* **Prompt**:
Below is a listing; write it out exactly and drop any images from it.

* **Data segment**:
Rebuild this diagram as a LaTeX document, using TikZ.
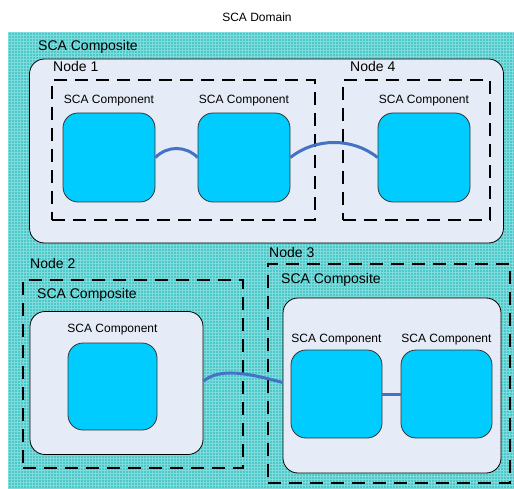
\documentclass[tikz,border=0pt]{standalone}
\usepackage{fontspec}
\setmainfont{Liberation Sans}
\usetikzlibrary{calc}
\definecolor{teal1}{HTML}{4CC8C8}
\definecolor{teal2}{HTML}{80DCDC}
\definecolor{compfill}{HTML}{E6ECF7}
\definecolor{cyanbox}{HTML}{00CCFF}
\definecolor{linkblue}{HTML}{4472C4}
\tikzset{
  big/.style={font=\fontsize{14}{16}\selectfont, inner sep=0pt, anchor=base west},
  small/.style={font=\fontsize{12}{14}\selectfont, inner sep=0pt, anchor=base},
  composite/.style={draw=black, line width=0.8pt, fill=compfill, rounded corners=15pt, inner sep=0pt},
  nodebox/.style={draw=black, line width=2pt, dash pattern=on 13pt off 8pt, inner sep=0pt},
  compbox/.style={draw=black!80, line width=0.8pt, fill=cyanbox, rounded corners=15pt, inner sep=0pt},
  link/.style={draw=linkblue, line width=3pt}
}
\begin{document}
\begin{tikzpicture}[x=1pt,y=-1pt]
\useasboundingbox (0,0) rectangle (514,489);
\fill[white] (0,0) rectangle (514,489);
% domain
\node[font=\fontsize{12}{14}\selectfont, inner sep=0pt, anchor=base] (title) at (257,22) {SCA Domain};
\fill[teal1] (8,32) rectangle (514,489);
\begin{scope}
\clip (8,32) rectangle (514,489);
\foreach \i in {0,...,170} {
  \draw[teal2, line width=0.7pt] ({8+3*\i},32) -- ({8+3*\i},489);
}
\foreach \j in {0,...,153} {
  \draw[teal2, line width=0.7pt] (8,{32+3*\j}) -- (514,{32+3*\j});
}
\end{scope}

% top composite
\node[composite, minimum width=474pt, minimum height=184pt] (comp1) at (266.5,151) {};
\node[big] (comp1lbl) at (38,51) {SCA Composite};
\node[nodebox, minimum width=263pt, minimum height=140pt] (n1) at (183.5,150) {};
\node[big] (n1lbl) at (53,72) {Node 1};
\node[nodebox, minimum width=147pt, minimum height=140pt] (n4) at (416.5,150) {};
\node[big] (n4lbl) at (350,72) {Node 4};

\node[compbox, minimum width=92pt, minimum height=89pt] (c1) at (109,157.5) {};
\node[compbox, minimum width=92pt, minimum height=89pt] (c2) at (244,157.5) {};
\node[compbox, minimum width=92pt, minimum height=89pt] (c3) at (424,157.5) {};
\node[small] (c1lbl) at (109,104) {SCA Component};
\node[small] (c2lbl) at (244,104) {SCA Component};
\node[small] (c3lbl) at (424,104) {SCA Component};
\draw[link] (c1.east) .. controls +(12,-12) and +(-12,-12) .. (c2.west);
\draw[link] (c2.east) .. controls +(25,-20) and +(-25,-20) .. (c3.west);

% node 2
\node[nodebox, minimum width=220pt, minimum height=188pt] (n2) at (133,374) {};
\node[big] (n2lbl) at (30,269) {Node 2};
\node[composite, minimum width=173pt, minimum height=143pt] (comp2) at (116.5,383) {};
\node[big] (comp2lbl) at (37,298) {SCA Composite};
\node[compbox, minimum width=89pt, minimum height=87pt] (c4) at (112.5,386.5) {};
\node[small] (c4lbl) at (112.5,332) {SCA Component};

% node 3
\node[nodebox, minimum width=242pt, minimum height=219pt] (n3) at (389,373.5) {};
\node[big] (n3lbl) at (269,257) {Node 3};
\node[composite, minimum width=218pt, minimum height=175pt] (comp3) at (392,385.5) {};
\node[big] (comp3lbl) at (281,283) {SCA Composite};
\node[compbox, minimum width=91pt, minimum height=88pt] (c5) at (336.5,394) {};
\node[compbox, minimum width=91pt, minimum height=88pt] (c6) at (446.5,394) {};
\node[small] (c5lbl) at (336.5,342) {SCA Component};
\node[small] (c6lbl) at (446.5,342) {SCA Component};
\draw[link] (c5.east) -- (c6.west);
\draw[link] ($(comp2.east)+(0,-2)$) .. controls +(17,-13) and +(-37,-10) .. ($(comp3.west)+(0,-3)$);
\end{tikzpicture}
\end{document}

* **Correct answer**:
Rebuild this diagram as a LaTeX document, using TikZ.
\documentclass[tikz,border=0pt]{standalone}
\usepackage{fontspec}
\setmainfont{Liberation Sans}
\usetikzlibrary{calc}
\definecolor{teal1}{HTML}{4CC8C8}
\definecolor{teal2}{HTML}{80DCDC}
\definecolor{compfill}{HTML}{E6ECF7}
\definecolor{cyanbox}{HTML}{00CCFF}
\definecolor{linkblue}{HTML}{4472C4}
\tikzset{
  big/.style={font=\fontsize{14}{16}\selectfont, inner sep=0pt, anchor=base west},
  small/.style={font=\fontsize{12}{14}\selectfont, inner sep=0pt, anchor=base},
  composite/.style={draw=black, line width=0.8pt, fill=compfill, rounded corners=15pt, inner sep=0pt},
  nodebox/.style={draw=black, line width=2pt, dash pattern=on 13pt off 8pt, inner sep=0pt},
  compbox/.style={draw=black!80, line width=0.8pt, fill=cyanbox, rounded corners=15pt, inner sep=0pt},
  link/.style={draw=linkblue, line width=3pt}
}
\begin{document}
\begin{tikzpicture}[x=1pt,y=-1pt]
\useasboundingbox (0,0) rectangle (514,489);
\fill[white] (0,0) rectangle (514,489);
% domain
\node[font=\fontsize{12}{14}\selectfont, inner sep=0pt, anchor=base] (title) at (257,22) {SCA Domain};
\fill[teal1] (8,32) rectangle (514,489);
\begin{scope}
\clip (8,32) rectangle (514,489);
\foreach \i in {0,...,170} {
  \draw[teal2, line width=0.7pt] ({8+3*\i},32) -- ({8+3*\i},489);
}
\foreach \j in {0,...,153} {
  \draw[teal2, line width=0.7pt] (8,{32+3*\j}) -- (514,{32+3*\j});
}
\end{scope}

% top composite
\node[composite, minimum width=474pt, minimum height=184pt] (comp1) at (266.5,151) {};
\node[big] (comp1lbl) at (38,51) {SCA Composite};
\node[nodebox, minimum width=263pt, minimum height=140pt] (n1) at (183.5,150) {};
\node[big] (n1lbl) at (53,72) {Node 1};
\node[nodebox, minimum width=147pt, minimum height=140pt] (n4) at (416.5,150) {};
\node[big] (n4lbl) at (350,72) {Node 4};

\node[compbox, minimum width=92pt, minimum height=89pt] (c1) at (109,157.5) {};
\node[compbox, minimum width=92pt, minimum height=89pt] (c2) at (244,157.5) {};
\node[compbox, minimum width=92pt, minimum height=89pt] (c3) at (424,157.5) {};
\node[small] (c1lbl) at (109,104) {SCA Component};
\node[small] (c2lbl) at (244,104) {SCA Component};
\node[small] (c3lbl) at (424,104) {SCA Component};
\draw[link] (c1.east) .. controls +(12,-12) and +(-12,-12) .. (c2.west);
\draw[link] (c2.east) .. controls +(25,-20) and +(-25,-20) .. (c3.west);

% node 2
\node[nodebox, minimum width=220pt, minimum height=188pt] (n2) at (133,374) {};
\node[big] (n2lbl) at (30,269) {Node 2};
\node[composite, minimum width=173pt, minimum height=143pt] (comp2) at (116.5,383) {};
\node[big] (comp2lbl) at (37,298) {SCA Composite};
\node[compbox, minimum width=89pt, minimum height=87pt] (c4) at (112.5,386.5) {};
\node[small] (c4lbl) at (112.5,332) {SCA Component};

% node 3
\node[nodebox, minimum width=242pt, minimum height=219pt] (n3) at (389,373.5) {};
\node[big] (n3lbl) at (269,257) {Node 3};
\node[composite, minimum width=218pt, minimum height=175pt] (comp3) at (392,385.5) {};
\node[big] (comp3lbl) at (281,283) {SCA Composite};
\node[compbox, minimum width=91pt, minimum height=88pt] (c5) at (336.5,394) {};
\node[compbox, minimum width=91pt, minimum height=88pt] (c6) at (446.5,394) {};
\node[small] (c5lbl) at (336.5,342) {SCA Component};
\node[small] (c6lbl) at (446.5,342) {SCA Component};
\draw[link] (c5.east) -- (c6.west);
\draw[link] ($(comp2.east)+(0,-2)$) .. controls +(17,-13) and +(-37,-10) .. ($(comp3.west)+(0,-3)$);
\end{tikzpicture}
\end{document}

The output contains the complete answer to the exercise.